I think I am missing a key piece of MongoDB Aggregate Pipeline knowledge to close to loop on what I am trying to do here.
Here is my data:
[
{frameId: <some unique guid>, videoSessionId: 1, subject: "John", "createdBy": "personA", "blurry": false},
{frameId: <some unique guid>, videoSessionId: 1, subject: "John", "createdBy": "personA", "blurry": false},
{frameId: <some unique guid>, videoSessionId: 1, subject: "John", "createdBy": "personA", "blurry": false},
{frameId: <some unique guid>, videoSessionId: 2, subject: "John", "createdBy": "personA", "blurry": false},
{frameId: <some unique guid>, videoSessionId: 3, subject: "John", "createdBy": "personB", "blurry": true},
{frameId: <some unique guid>, videoSessionId: 3, subject: "John", "createdBy": "personB", "blurry": true},
{frameId: <some unique guid>, videoSessionId: 3, subject: "John", "createdBy": "personB", "blurry": false},
{frameId: <some unique guid>, videoSessionId: 3, subject: "John", "createdBy": "personB", "blurry": false},
{frameId: <some unique guid>, videoSessionId: 4, subject: "Mary", "createdBy": "personB", "blurry": false},
{frameId: <some unique guid>, videoSessionId: 4, subject: "Mary", "createdBy": "personB", "blurry": false},
{frameId: <some unique guid>, videoSessionId: 5, subject: "Mary", "createdBy": "personB", "blurry": false},
{frameId: <some unique guid>, videoSessionId: 5, subject: "Mary", "createdBy": "personB", "blurry": false},
{frameId: <some unique guid>, videoSessionId: 6, subject: "Mary", "createdBy": "personB", "blurry": false},
{frameId: <some unique guid>, videoSessionId: 6, subject: "Mary", "createdBy": "personB", "blurry": false},
{frameId: <some unique guid>, videoSessionId: 7, subject: "Mary", "createdBy": "personB", "blurry": false},
{frameId: <some unique guid>, videoSessionId: 7, subject: "Mary", "createdBy": "personB", "blurry": false},
{frameId: <some unique guid>, videoSessionId: 7, subject: "Mary", "createdBy": "personB", "blurry": false},
{frameId: <some unique guid>, videoSessionId: 7, subject: "Mary", "createdBy": "personB", "blurry": false},
{frameId: <some unique guid>, videoSessionId: 7, subject: "Mary", "createdBy": "personB", "blurry": false},
]
I want to query the data and receive this:
[
{frameId: <some unique guid>, videoSessionId: 3, subject: "John", "createdBy": "personB", "blurry": false},
{frameId: <some unique guid>, videoSessionId: 3, subject: "John", "createdBy": "personB", "blurry": false},
{frameId: <some unique guid>, videoSessionId: 4, subject: "Mary", "createdBy": "personB", "blurry": false},
{frameId: <some unique guid>, videoSessionId: 4, subject: "Mary", "createdBy": "personB", "blurry": false},
{frameId: <some unique guid>, videoSessionId: 5, subject: "Mary", "createdBy": "personB", "blurry": false},
{frameId: <some unique guid>, videoSessionId: 5, subject: "Mary", "createdBy": "personB", "blurry": false},
]
Here is the plaintext version of what I desire:
"Out of all the non-blurry frames created by personB, give me a max number of 2 videoSessions per subject."
A little deeper:
- The above queried data only contains one videoSession's worth of data since John only has 1 videoSession created by personB.

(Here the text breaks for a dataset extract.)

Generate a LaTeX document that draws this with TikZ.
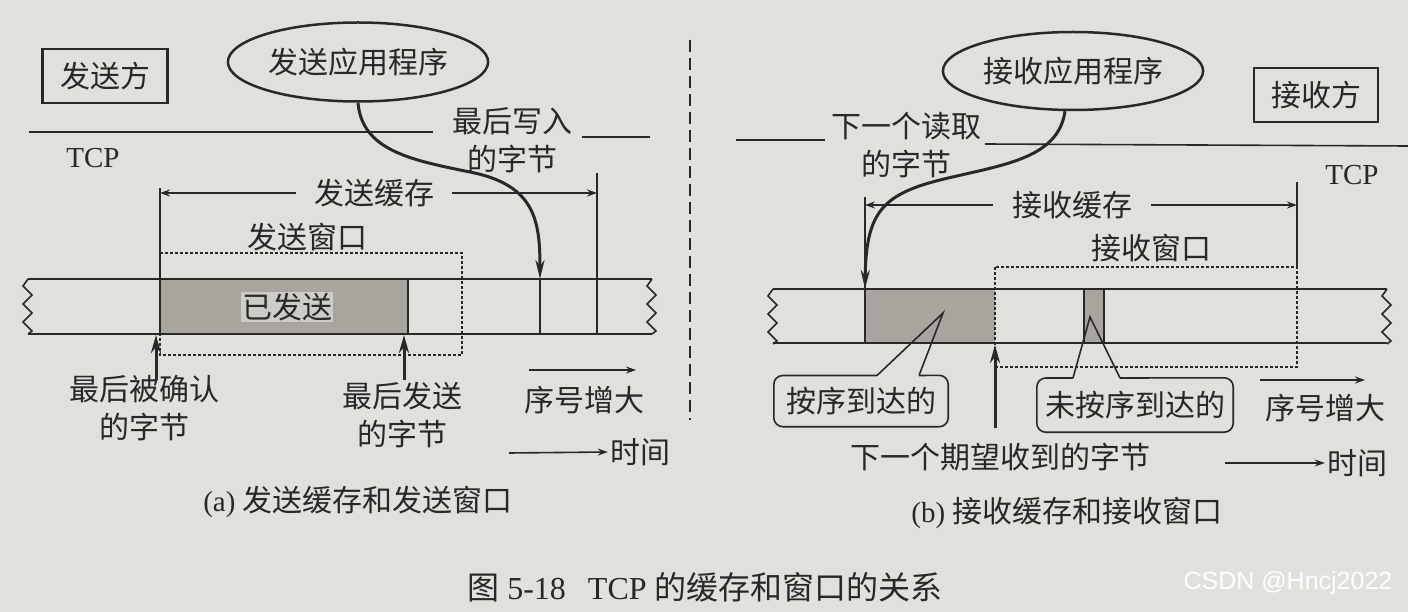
\documentclass[tikz,border=0pt]{standalone}
\usepackage{fontspec}
\setmainfont{Liberation Serif}
\newfontfamily\cjk{Noto Sans CJK SC}
\newfontfamily\wmfont{Liberation Sans}
\usetikzlibrary{arrows.meta,shapes.geometric,positioning}

\begin{document}
\begin{tikzpicture}[x=1pt,y=-1pt,
    lbl/.style={text=tinte, font=\cjk\fontsize{30}{38}\selectfont, inner sep=2pt, align=center},
    latin/.style={text=tinte, font=\fontsize{29}{34}\selectfont, inner sep=2pt},
    kasten/.style={draw=tinte, line width=2.5pt, minimum width=125pt, minimum height=54pt},
    oval/.style={ellipse, draw=tinte, line width=2.5pt, minimum width=216pt, minimum height=79pt, inner xsep=-30pt, inner ysep=0pt},
    linie/.style={draw=tinte, line width=1.6pt},
    massl/.style={draw=tinte, line width=1.6pt, -{Stealth[length=10pt,width=7pt]}},
    strich/.style={draw=tinte, line width=1.2pt, dash pattern=on 3pt off 2pt},
    zeiger/.style={draw=tinte, line width=3pt, -{Stealth[length=19pt,width=9pt]}},
    hoch/.style={draw=tinte, line width=3pt, -{Stealth[length=18pt,width=10pt]}},
    blase/.style={draw=tinte, line width=1.6pt, rounded corners=9pt},
  ]

  % Farben
  \definecolor{papier}{RGB}{224,224,220}
  \definecolor{tinte}{RGB}{40,40,40}
  \definecolor{grau}{RGB}{168,164,158}
  \definecolor{hellgrau}{RGB}{206,204,200}

  % Hintergrund
  \fill[papier] (0,0) rectangle (1408,612);
  \useasboundingbox (0,0) rectangle (1408,612);

  % Trennlinie zwischen (a) und (b)
  \draw[tinte, line width=2.4pt, dash pattern=on 12pt off 6pt] (690,40) -- (690,420);

  % ---------- (a) Sendeseite ----------
  \node[kasten, lbl] (sender) at (105,76) {发送方};
  \node[oval, lbl] (sendapp) at (358,62) {发送应用程序};
  \draw[linie] (29,132) -- (433,132);
  \draw[linie] (582,137) -- (650,137);
  \node[lbl] (lastwrite) at (512,140) {最后写入\\的字节};
  \node[latin] (tcpsend) at (93,158) {TCP};

  % Sendepuffer
  \node[lbl, inner xsep=18pt] (sendbuf) at (374,193) {发送缓存};
  \coordinate (sbL) at (160,193);
  \coordinate (sbR) at (597,193);
  \draw[massl] (sendbuf.west) -- (sbL);
  \draw[massl] (sendbuf.east) -- (sbR);
  \node[lbl] (sendwin) at (307,237) {发送窗口};

  % Streifen
  \fill[grau] (160,279) rectangle (408,334);
  \draw[linie] (28,279) -- (652,279);
  \draw[linie] (28,334) -- (652,334);
  \draw[linie] (160,188) -- (160,334);
  \draw[linie] (408,279) -- (408,334);
  \draw[linie] (540,279) -- (540,334);
  \draw[linie] (597,173) -- (597,334);
  \draw[strich] (160,253) rectangle (462,355);
  \node[lbl, fill=hellgrau, inner sep=1pt] (sent) at (287,307) {已发送};

  % Wellenenden
  \foreach \zx/\zt in {28/279, 652/279, 773/289, 1387/289}
    \draw[linie] (\zx,\zt) -- ++(-5,7) -- ++(9,9) -- ++(-9,9) -- ++(9,9) -- ++(-9,9) -- ++(9,9) -- ++(-4,3);

  % Pfeil der Anwendung
  \coordinate (wrL) at (540,279);
  \draw[zeiger] (sendapp.south) .. controls (362,150) and (410,160) .. (470,172) .. controls (535,185) and (540,220) .. (wrL);

  % Zeiger unten
  \node[lbl] (lastack) at (144,408) {最后被确认\\的字节};
  \node[lbl] (lastsent) at (402,415) {最后发送\\的字节};
  \coordinate (ackT) at (156,335);
  \coordinate (sentT) at (404,335);
  \draw[hoch] (156,380) -- (ackT);
  \draw[hoch] (404,380) -- (sentT);

  \node[lbl] (seqsend) at (584,400) {序号增大};
  \coordinate (seqA) at (529,370);
  \coordinate (seqB) at (636,370);
  \draw[massl] (seqA) -- (seqB);
  \node[lbl] (timesend) at (640,452) {时间};
  \coordinate (timeA) at (509,453);
  \draw[massl] (timeA) -- (timesend.west);

  \node[latin] (capa) at (358,502) {(a) {\cjk\fontsize{30}{34}\selectfont 发送缓存和发送窗口}};

  % ---------- (b) Empfangsseite ----------
  \node[oval, lbl, minimum height=78pt] (recvapp) at (1073,71) {接收应用程序};
  \node[kasten, lbl, minimum width=124pt] (receiver) at (1316,95) {接收方};
  \draw[linie] (736,140) -- (825,140);
  \draw[linie] (985,144) -- (1408,146);
  \node[lbl] (nextread) at (906,145) {下一个读取\\的字节};
  \node[latin] (tcprecv) at (1352,175) {TCP};

  % Empfangspuffer
  \node[lbl, inner xsep=19pt] (recvbuf) at (1072,205) {接收缓存};
  \coordinate (rbL) at (865,205);
  \coordinate (rbR) at (1297,205);
  \draw[massl] (recvbuf.west) -- (rbL);
  \draw[massl] (recvbuf.east) -- (rbR);
  \node[lbl] (recvwin) at (1151,248) {接收窗口};

  % Streifen
  \fill[grau] (865,289) rectangle (995,343);
  \fill[grau] (1084,289) rectangle (1104,343);
  \draw[linie] (773,289) -- (1387,289);
  \draw[linie] (773,343) -- (1387,343);
  \draw[linie] (865,197) -- (865,343);
  \draw[linie] (1084,289) -- (1084,343);
  \draw[linie] (1104,289) -- (1104,343);
  \draw[linie] (1297,182) -- (1297,267);
  \draw[strich] (995,267) rectangle (1297,367);

  % Pfeil der Anwendung
  \coordinate (rdL) at (865,289);
  \draw[zeiger] ([xshift=-8pt]recvapp.south) .. controls (1058,160) and (1000,165) .. (940,180) .. controls (880,195) and (866,215) .. (rdL);

  % Sprechblasen
  \node[lbl, minimum width=174pt, minimum height=51pt] (inorder) at (861,401) {按序到达的};
  \coordinate (ioA) at (877,375.5);
  \coordinate (ioB) at (919,375.5);
  \coordinate (ioT) at (943,313);
  \draw[blase] (ioA) -| (inorder.south west) -| (inorder.north east) -- (ioB);
  \draw[linie] (ioA) -- (ioT) -- (ioB);

  \node[lbl, minimum width=196pt, minimum height=54pt] (outorder) at (1135,405) {未按序到达的};
  \coordinate (ooA) at (1073,378);
  \coordinate (ooB) at (1120,378);
  \coordinate (ooT) at (1090,317);
  \draw[blase] (ooA) -| (outorder.south west) -| (outorder.north east) -- (ooB);
  \draw[linie] (ooA) -- (ooT) -- (ooB);

  % Naechstes erwartetes Byte
  \coordinate (nextT) at (995,345);
  \draw[hoch] (995,428) -- (nextT);
  \node[lbl] (nextexp) at (1000,457) {下一个期望收到的字节};

  \node[lbl] (seqrecv) at (1325,408) {序号增大};
  \coordinate (seqC) at (1260,380);
  \coordinate (seqD) at (1365,380);
  \draw[massl] (seqC) -- (seqD);
  \node[lbl] (timerecv) at (1357,463) {时间};
  \coordinate (timeC) at (1225,463);
  \draw[massl] (timeC) -- (timerecv.west);

  \node[latin] (capb) at (1067,513) {(b) {\cjk\fontsize{30}{34}\selectfont 接收缓存和接收窗口}};

  % Bildunterschrift
  \node[latin, font=\fontsize{32}{36}\selectfont] (caption) at (705,587) {{\cjk 图} 5-18\hspace{22pt}TCP {\cjk 的缓存和窗口的关系}};
  \node[text=white, font=\wmfont\fontsize{25}{28}\selectfont] (watermark) at (1288,583) {CSDN @Hncj2022};

\end{tikzpicture}
\end{document}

- The above queried data only contains 2 out of 4 of Mary's video sessions. Although she has 4 video sessions that were created by personB and are not blurry, we want to only gather a max of 2 video sessions per subject.
I am currently getting around this, using the following. This seems inefficient to me since it requires a lookup, unwind, replace root, and another match.
- $match createdBy=personB and blurry=false
- $group by subject and $addToSet of videoSessionId to get an array of videoSessionIds
- a $project that does a $slice of the maxNumber to limit the videoSessionIds per subject
- a $lookup and $unwind by videoSessionId on the same collection to fill back up the original data
- a $replaceRoot, as the $unwind puts it into a subject
- another $match for createdBy=personB and blurry=false --> since the $lookup and $unwind gave me back all the records back for the particular videoSessionIds I identified I wanted.